How to Avoid Affiliate Cannibalization #13

Affiliate Marketing Attribution & Incrementality

Hey all,

Thanks for your patience this week. I was beyond thrilled to welcome a new addition to our family this week! Our second little one and our first boy, Gray DeGrange!

We are over the moon and mom and baby are doing well and finally HOME!

Now onto knowledge drops from your friend Tye and the Round Barn Labs team...

One of the most popular questions asked in the affiliate marketing industry...

How to Avoid Affiliate Cannibalization 😲

and a more effective way to frame the problem and the solution...

DTC Ecomm brands & retailers often ask us about affiliate marketing partners cannibalizing sales.

Unfortunately, most consultants, agencies, networks, and software solutions don’t know how to help Ecomm brands, marketing leaders and affiliate managers address this challenge.

How do brands mitigate that risk?

Well first off, is there a better way to frame and discuss the problem in a way that is more accurate and less Hannibal Lector scary?

Yes!

Let’s take a bite into this juicy topic! (😀 sorry I couldn't help myself dad jokes already)

Broadly labeling affiliate verticals as non-incremental is a MISTAKE e.g. "coupon sites are non-incremental" or "loyalty partners just take credit for sales I would have gotten anyway!"

Is cannibalization possible? Yes.

Is it always the case in affiliate marketing or in particular affiliate types? No.

So how do you prevent this/mitigate as much as possible?

💪 1. Foundation: Building & testing effective sources of truth is foundational setup and test on Impact and tools like TripleWhale and Northbeam.

🔬 2. Ensure your attribution model aligns with your business and marketing and it is as accurate as possible, it's never perfect.

🤝 3. Agreement on a method: multi-touch > last click can provide a more holistic view of efforts and not overcount lower funnel affiliate partners or paid search at the expense of other channels.

This is an oversimplification for illustrative purposes generally applying credit to not just last click is a win for most e-comm brands.

Bonus: Check out this great breakdown of model options from Avinash Kaushik

🔓 4. Server to Server time baby - Recommend server-to-server tracking over pixel, and comparing data sources for large discrepancies >15%. Cookies going bye-bye = loss of fidelity with pixel tracking on many platforms, browsers, and mobile.

💯 5. Cohort analysis is your friend - surprised how few talk about running a cohort analysis by marketing channel, or in the case of affiliate marketing, partner ID to see: AOV, Revenue, ROAS, CAC/CPA, % New customers, Repeat purchase, Conversion Rate over time. Some fun bonus material on cohorts and their power if analyzed appropriately from Reforge

🧠 6. Make your promo codes smarter - Impact enables you to set up rules on coupon codes that pay out only on valid codes. I would also check out Vigilance to learn more about traffic and improve the monitoring of toolbars.

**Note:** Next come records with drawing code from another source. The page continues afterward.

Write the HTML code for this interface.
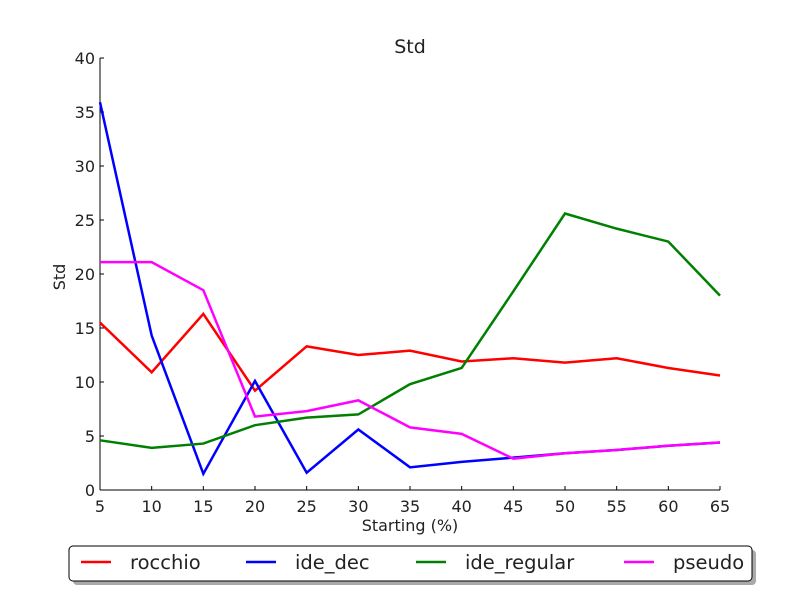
<!DOCTYPE html>
<html><head><meta charset="utf-8"><style>
body{margin:0;background:#fff;}
svg text{font-family:"DejaVu Sans","Liberation Sans",sans-serif;fill:#222;}
</style></head><body>
<svg id="chart" width="800" height="600" xmlns="http://www.w3.org/2000/svg">
<rect width="800" height="600" fill="#fff"/>
<text x="410" y="53" font-size="19" text-anchor="middle">Std</text>
<g id="axes"></g>
<g id="lines"></g>
<text x="410" y="531" font-size="16" text-anchor="middle">Starting (%)</text>
<text x="65" y="277" font-size="16" text-anchor="middle" transform="rotate(-90 65 277)">Std</text>
<g>
<rect x="73" y="550" width="683" height="35" rx="4" fill="#aaa"/>
<rect x="69" y="546" width="683" height="35" rx="4" fill="#fff" stroke="#000" stroke-width="1"/>
<g id="legend-items"></g>
</g>
</svg>
<script>
const xValues=[5,10,15,20,25,30,35,40,45,50,55,60,65];
const rocchio=[15.5,10.9,16.3,9.2,13.3,12.5,12.9,11.9,12.2,11.8,12.2,11.3,10.6];
const ideDec=[35.9,14.3,1.5,10.1,1.6,5.6,2.1,2.6,3.0,3.4,3.7,4.1,4.4];
const ideRegular=[4.6,3.9,4.3,6.0,6.7,7.0,9.8,11.3,18.4,25.6,24.2,23.0,18.0];
const pseudo=[21.1,21.1,18.5,6.8,7.3,8.3,5.8,5.2,2.9,3.4,3.7,4.1,4.4];
const yTicks=[0,5,10,15,20,25,30,35,40];
const seriesNames=["rocchio","ide_dec","ide_regular","pseudo"];
const seriesColors=["#ff0000","#0000ff","#008000","#ff00ff"];
const seriesData=[rocchio,ideDec,ideRegular,pseudo];
const NS="http://www.w3.org/2000/svg";
const X=v=>100+(v-5)*(620/60);
const Y=v=>490-v*(432/40);
function mk(t,a,p){const e=document.createElementNS(NS,t);for(const k in a)e.setAttribute(k,a[k]);p.appendChild(e);return e;}
const axes=document.getElementById('axes');
const la=mk('line',{x1:100,y1:58,x2:100,y2:490,stroke:'#000'},axes);


const ba=mk('line',{x1:100,y1:490,x2:720,y2:490,stroke:'#000'},axes);


xValues.forEach(v=>{
 mk('line',{x1:X(v),y1:490,x2:X(v),y2:486,stroke:'#000'},axes);
 const t=mk('text',{x:X(v),y:512,'font-size':16,'text-anchor':'middle'},axes);
 t.textContent=v;
 
 
});
yTicks.forEach(v=>{
 mk('line',{x1:100,y1:Y(v),x2:104,y2:Y(v),stroke:'#000'},axes);
 const t=mk('text',{x:95,y:Y(v)+6,'font-size':16,'text-anchor':'end'},axes);
 t.textContent=v;
 
 
});
const lines=document.getElementById('lines');
seriesData.forEach((d,i)=>{
 const p=mk('polyline',{points:d.map((v,j)=>X(xValues[j])+','+Y(v)).join(' '),fill:'none',stroke:seriesColors[i],'stroke-width':2.5},lines);
 
 
});
const li=document.getElementById('legend-items');
const lx=[81,246,416,624];
seriesNames.forEach((n,i)=>{
 mk('line',{x1:lx[i],y1:562,x2:lx[i]+30,y2:562,stroke:seriesColors[i],'stroke-width':2.5},li);
 const t=mk('text',{x:lx[i]+49,y:569,'font-size':19.5},li);
 t.textContent=n;
 
 
});
</script>
</body></html>
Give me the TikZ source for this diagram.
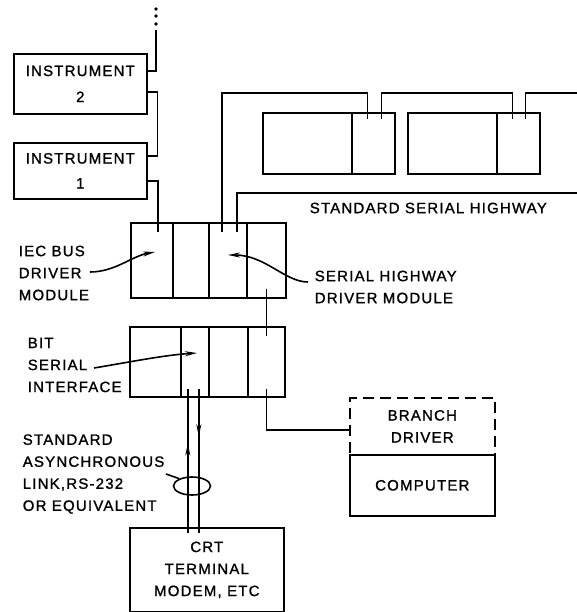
\documentclass[tikz,border=0pt]{standalone}
\usepackage{fontspec}
\setmainfont{Liberation Sans}[LetterSpace=8, FakeBold=1.2]
\usetikzlibrary{shapes.geometric,arrows.meta,decorations.markings}
\begin{document}
\begin{tikzpicture}[x=1pt, y=-1pt, line width=1.6pt,
  font=\fontsize{15}{22}\selectfont,
  box/.style={draw, rectangle, inner sep=0pt, align=center, anchor=north west},
  lbl/.style={inner sep=0pt, align=left, anchor=west},
  lead/.style={-{Stealth[length=12pt,width=5pt]}},
  midarrow/.style={postaction={decorate}, decoration={markings,
    mark=at position #1 with {\arrow{Stealth[length=12pt,width=5pt]}}}}]
\useasboundingbox (0,0) rectangle (577,612);

% instruments on the IEC bus
\node[box, minimum width=133pt, minimum height=60pt] (inst2) at (13,53) {INSTRUMENT\\[4pt]2};
\node[box, minimum width=133pt, minimum height=56pt] (inst1) at (13,142) {INSTRUMENT\\[3pt]1};

% the two crates
\foreach \n/\a/\b in {a/130/172,b/172/208,c/208/246,d/246/285}
  \node[box, minimum width={(\b-\a)*1pt}, minimum height=75pt] (c1\n) at (\a,222) {};
\foreach \n/\a/\b in {a/129/180,b/180/208,c/208/247,d/247/284}
  \node[box, minimum width={(\b-\a)*1pt}, minimum height=70pt] (c2\n) at (\a,326) {};

% remote crates on the serial highway
\foreach \n/\a/\b/\c in {ra/262/351/394,rb/407/496/539} {
  \node[box, minimum width={(\b-\a)*1pt}, minimum height=61pt] (\n1) at (\a,112) {};
  \node[box, minimum width={(\c-\b)*1pt}, minimum height=61pt] (\n) at (\b,112) {};
}

\node[box, dashed, dash pattern=on 11pt off 6pt, minimum width=145pt, minimum height=57pt] (bd) at (349,397) {BRANCH\\DRIVER};
\node[box, minimum width=145pt, minimum height=61pt] (comp) at (349,454) {COMPUTER};
\node[box, minimum width=154pt, minimum height=84pt] (crt) at (129,527) {CRT\\TERMINAL\\MODEM, ETC};

% labels
\node[lbl] (iec) at (18,273) {IEC BUS\\DRIVER\\MODULE};
\node[lbl] (bsi) at (27,365) {BIT\\SERIAL\\INTERFACE};
\node[lbl] (async) at (22,474) {STANDARD\\ASYNCHRONOUS\\LINK,RS-232\\OR EQUIVALENT};
\node[lbl] (shd) at (314,287) {SERIAL HIGHWAY\\DRIVER MODULE};
\node[lbl] (ssh) at (309,208) {STANDARD SERIAL HIGHWAY};
\node[draw, ellipse, inner sep=0pt, minimum width=37pt, minimum height=18pt] (ring) at (192,486) {};

\coordinate (dots) at (156,30);
\coordinate (hw) at (577,93);
\coordinate (hwout) at (577,193);
\coordinate (iecend) at (90,272);
\coordinate (iectip) at (155,252);
\coordinate (bsiend) at (94,368);
\coordinate (bsitip) at (197,353);
\coordinate (shdend) at (308,282);
\coordinate (shdtip) at (228,255);
\coordinate (asyend) at (166,474);

\foreach \y in {9,16,24}
  \fill (156,\y) circle (1.8pt);

% IEC bus
\draw (dots) |- ([yshift=13pt]inst2.east);
\draw ([yshift=-8pt]inst2.east) -- ++(10,0) |- ([yshift=15pt]inst1.east);
\draw ([yshift=-10pt]inst1.east) -| ([xshift=6pt,yshift=-10pt]c1a.north);

% serial highway loop
\draw ([xshift=-6pt,yshift=-10pt]c1c.north) |- ([xshift=-6pt,yshift=19pt]ra.north) -- ++(0,26);
\draw ([xshift=8pt,yshift=-7pt]ra.north) |- ([xshift=-6pt,yshift=19pt]rb.north) -- ++(0,26);
\draw ([xshift=7pt,yshift=-7pt]rb.north) |- (hw);
\draw ([xshift=9pt,yshift=-10pt]c1c.north) |- (hwout);

% branch highway
\draw ([yshift=10pt]c1d.south) -- ([yshift=-10pt]c2d.north);
\draw ([yshift=9pt]c2d.south) |- ([yshift=-3.5pt]bd.west);

% terminal link
\draw[midarrow=0.62] ([xshift=-19pt,yshift=-6pt]crt.north) -- ([xshift=-7pt,yshift=9pt]c2b.south);
\draw[midarrow=0.33] ([xshift=4pt,yshift=9pt]c2b.south) -- ([xshift=-8pt,yshift=-6pt]crt.north);
\draw (asyend) -- (ring.150);

% pointers
\draw[lead] (iecend) .. controls (115,272) and (132,256) .. (iectip);
\draw[lead] (bsiend) .. controls (130,362) and (165,355) .. (bsitip);
\draw[lead] (shdend) .. controls (285,282) and (265,255) .. (shdtip);
\end{tikzpicture}
\end{document}
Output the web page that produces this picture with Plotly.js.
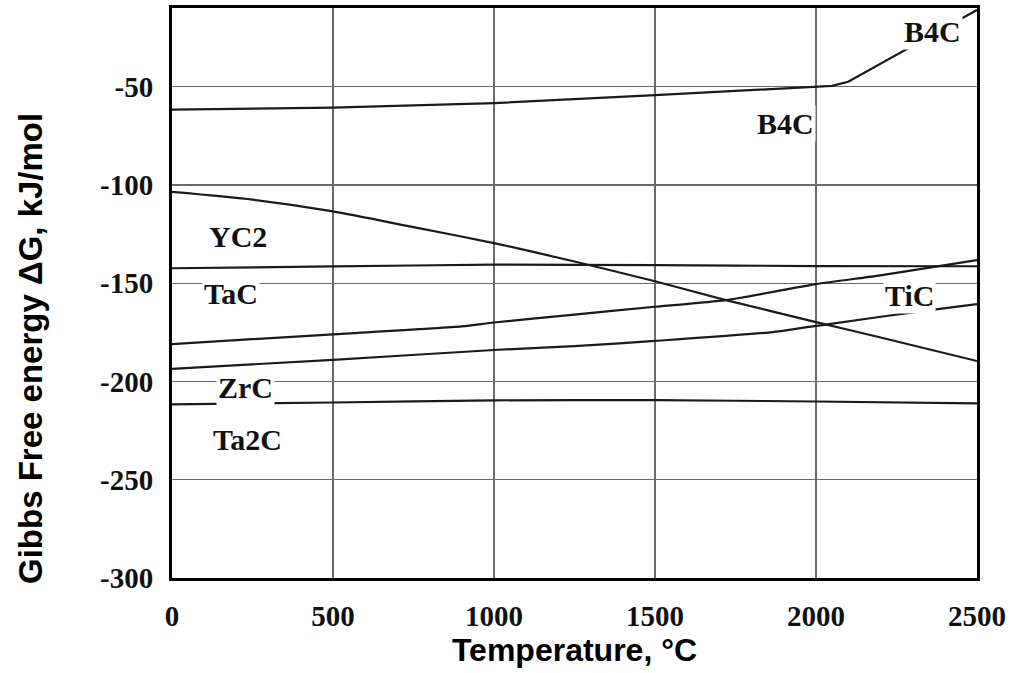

There is no need to pay out on codes you do not intend to so long as your terms are set up well. Generally speaking, it’s fair to offer affiliates what you’re already offering customers on your site at a bare minimum.

💣 7. Attribution & Incrementality > Cannibalization

  1. Cannibalization as a term assumes nefarious intent, while that can exist, it is very rare. Utilizing monitoring tools such as Impact and Brandverity as well as having high quality active affiliate management can avoid this.

  2. Attribution is the accurate credit applied to partner and marketing channels based on your agreed upon model e.g. last click, multi-touch, custom, first touch last touch.

  3. Incrementality answers the question of whether a marketing channel is adding value if it was removed

  4. Price accordingly - rather than throwing the baby out with the bathwater (removing all x type partners) the beauty of the affiliate marketing practice is you can adjust your commission rates and payouts so long as you provide notice and follow network and insertion order agreement terms & conditions.

🔥 Conclusion: Cannibalization happens yes - partners taking credit on purchases from other channels or from organic. But it's often not a partner problem and more often a tracking, attribution, pricing, and incrementality problem. It can be managed well if you take the steps above.

Email with additional questions. This is discussed often but very few address it head on with real solutions. Tis also quite complex so take with a grain of salt and understand your business, cash flow, burn rate, CAC, LTV, MER, customer journey, and marketing mix is unique.